E’ stato valutato che nella prima fase una eventuale contaminazione potesse avvenire solo da quei sacchi che si fossero aperti durante la caduta in mare o, successivamente, al momento di un loro spiaggiamento su scogliera. In entrambi i casi è verosimile, anche tenuto conto delle condizioni del mare, una diluizione del materiale tale da rendere minimo il rischio di una contaminazione significativa dei pesci.
Il rischio potrebbe invece diventare più consistente se il carico in fondo al mare, che si presume contenga la gran parte dei fusti dispersi, dovesse rimanervi a lungo senza essere recuperato: infatti, prima o poi, per l'aggressività dell'ambiente marino, la tenuta dei fusti e dei sacchi verrà meno, con conseguente rilascio di una quantità rilevante e concentrata di materiale inquinante. In questo caso gli effetti sull'ambiente e la biodiversità potrebbero essere gravi, per la presenza in quell'area di una rilevante nursery di naselli, e per l'interessamento della zona della riserva marina santuario dei cetacei.

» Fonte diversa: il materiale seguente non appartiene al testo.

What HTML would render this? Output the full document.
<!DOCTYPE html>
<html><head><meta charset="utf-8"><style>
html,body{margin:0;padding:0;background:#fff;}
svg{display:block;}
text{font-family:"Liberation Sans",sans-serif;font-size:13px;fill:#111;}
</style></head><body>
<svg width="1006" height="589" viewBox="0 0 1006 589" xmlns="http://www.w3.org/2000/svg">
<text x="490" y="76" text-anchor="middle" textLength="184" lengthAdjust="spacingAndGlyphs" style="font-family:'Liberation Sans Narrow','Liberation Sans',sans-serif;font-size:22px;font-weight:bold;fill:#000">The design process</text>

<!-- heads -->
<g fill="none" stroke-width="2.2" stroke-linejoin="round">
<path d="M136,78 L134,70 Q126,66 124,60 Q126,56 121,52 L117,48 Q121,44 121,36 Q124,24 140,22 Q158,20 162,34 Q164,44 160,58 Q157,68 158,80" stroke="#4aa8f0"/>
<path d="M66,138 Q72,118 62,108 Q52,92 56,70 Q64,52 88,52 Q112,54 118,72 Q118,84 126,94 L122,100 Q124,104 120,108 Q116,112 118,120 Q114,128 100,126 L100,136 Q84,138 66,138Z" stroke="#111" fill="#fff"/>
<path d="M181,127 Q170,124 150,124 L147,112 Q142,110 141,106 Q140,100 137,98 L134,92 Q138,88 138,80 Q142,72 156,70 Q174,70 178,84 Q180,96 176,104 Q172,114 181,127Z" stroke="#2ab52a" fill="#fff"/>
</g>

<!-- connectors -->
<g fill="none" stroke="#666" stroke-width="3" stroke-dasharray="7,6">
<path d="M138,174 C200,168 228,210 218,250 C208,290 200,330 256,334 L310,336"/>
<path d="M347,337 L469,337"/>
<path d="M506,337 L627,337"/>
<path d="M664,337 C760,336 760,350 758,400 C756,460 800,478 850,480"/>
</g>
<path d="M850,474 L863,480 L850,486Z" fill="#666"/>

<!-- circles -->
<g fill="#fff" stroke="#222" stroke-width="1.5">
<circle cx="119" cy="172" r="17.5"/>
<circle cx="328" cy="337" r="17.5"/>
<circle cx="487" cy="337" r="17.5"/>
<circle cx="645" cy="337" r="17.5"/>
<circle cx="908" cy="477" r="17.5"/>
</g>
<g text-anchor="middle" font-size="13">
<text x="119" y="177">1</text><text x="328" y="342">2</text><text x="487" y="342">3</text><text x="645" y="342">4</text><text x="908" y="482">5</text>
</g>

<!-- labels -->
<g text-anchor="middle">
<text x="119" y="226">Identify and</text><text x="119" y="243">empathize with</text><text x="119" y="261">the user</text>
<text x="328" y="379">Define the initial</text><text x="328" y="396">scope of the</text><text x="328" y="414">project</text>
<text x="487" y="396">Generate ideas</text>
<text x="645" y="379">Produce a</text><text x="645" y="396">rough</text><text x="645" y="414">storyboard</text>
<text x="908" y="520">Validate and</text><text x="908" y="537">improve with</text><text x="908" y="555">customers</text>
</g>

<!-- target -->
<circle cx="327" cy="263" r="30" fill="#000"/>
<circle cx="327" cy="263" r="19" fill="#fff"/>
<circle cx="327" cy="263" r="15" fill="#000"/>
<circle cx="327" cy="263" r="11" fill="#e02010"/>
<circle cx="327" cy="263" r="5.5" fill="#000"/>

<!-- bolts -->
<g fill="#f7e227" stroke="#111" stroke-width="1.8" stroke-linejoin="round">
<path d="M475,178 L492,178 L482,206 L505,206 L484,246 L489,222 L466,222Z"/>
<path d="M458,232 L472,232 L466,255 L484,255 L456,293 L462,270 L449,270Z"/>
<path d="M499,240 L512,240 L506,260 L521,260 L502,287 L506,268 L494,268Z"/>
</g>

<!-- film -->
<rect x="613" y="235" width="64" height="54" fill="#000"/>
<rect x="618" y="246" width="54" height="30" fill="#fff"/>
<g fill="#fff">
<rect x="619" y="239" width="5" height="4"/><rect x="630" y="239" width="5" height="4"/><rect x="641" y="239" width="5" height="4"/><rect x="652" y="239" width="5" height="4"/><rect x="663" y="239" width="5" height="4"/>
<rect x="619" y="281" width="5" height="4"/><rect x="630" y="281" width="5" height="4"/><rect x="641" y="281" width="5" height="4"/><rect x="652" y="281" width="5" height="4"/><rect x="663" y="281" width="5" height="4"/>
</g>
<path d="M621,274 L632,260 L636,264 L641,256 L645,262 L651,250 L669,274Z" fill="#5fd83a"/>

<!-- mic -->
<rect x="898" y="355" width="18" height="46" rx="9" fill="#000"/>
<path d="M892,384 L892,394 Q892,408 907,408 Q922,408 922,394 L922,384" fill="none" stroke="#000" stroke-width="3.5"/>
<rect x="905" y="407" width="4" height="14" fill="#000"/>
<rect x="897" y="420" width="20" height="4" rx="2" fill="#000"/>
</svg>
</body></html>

Dal punto di vista sanitario due i possibili rischi sanitari:
- rischio immediato di autocombustione per esposizione all’aria del materiale (asciutto) che arrivasse sugli arenili: si raccomanda di non toccare eventuale materiale spiaggiato. La Prefettura e la Capitaneria di porto si sono attivate nei confronti di Sindaci, delle Associazioni di pescatori e dei media per diffondere l’avvertimento.
- contaminazione della catena alimentare: tenuto conto della forma e della natura chimica delle sostanze disperse la loro immissione nella catena trofica può avvenire essenzialmente attraverso gli organismi detritivori e, successivamente, attraverso i loro predatori. Al momento l'ipotesi è abbastanza remota ma impossibile da escludere.
La diminuzione dei rischi è strettamente connessa ad un pronto recupero del materiale disperso, che compete all'armatore: la Capitaneria di Porto di Livorno ha autorizzato l'unità specializzata Minerva Uno alle operazioni di individuazione, mappatura ed eventuale recupero dei relitti del carico dal 4 febbraio 2012 per la durata presunta di circa 30 giorni.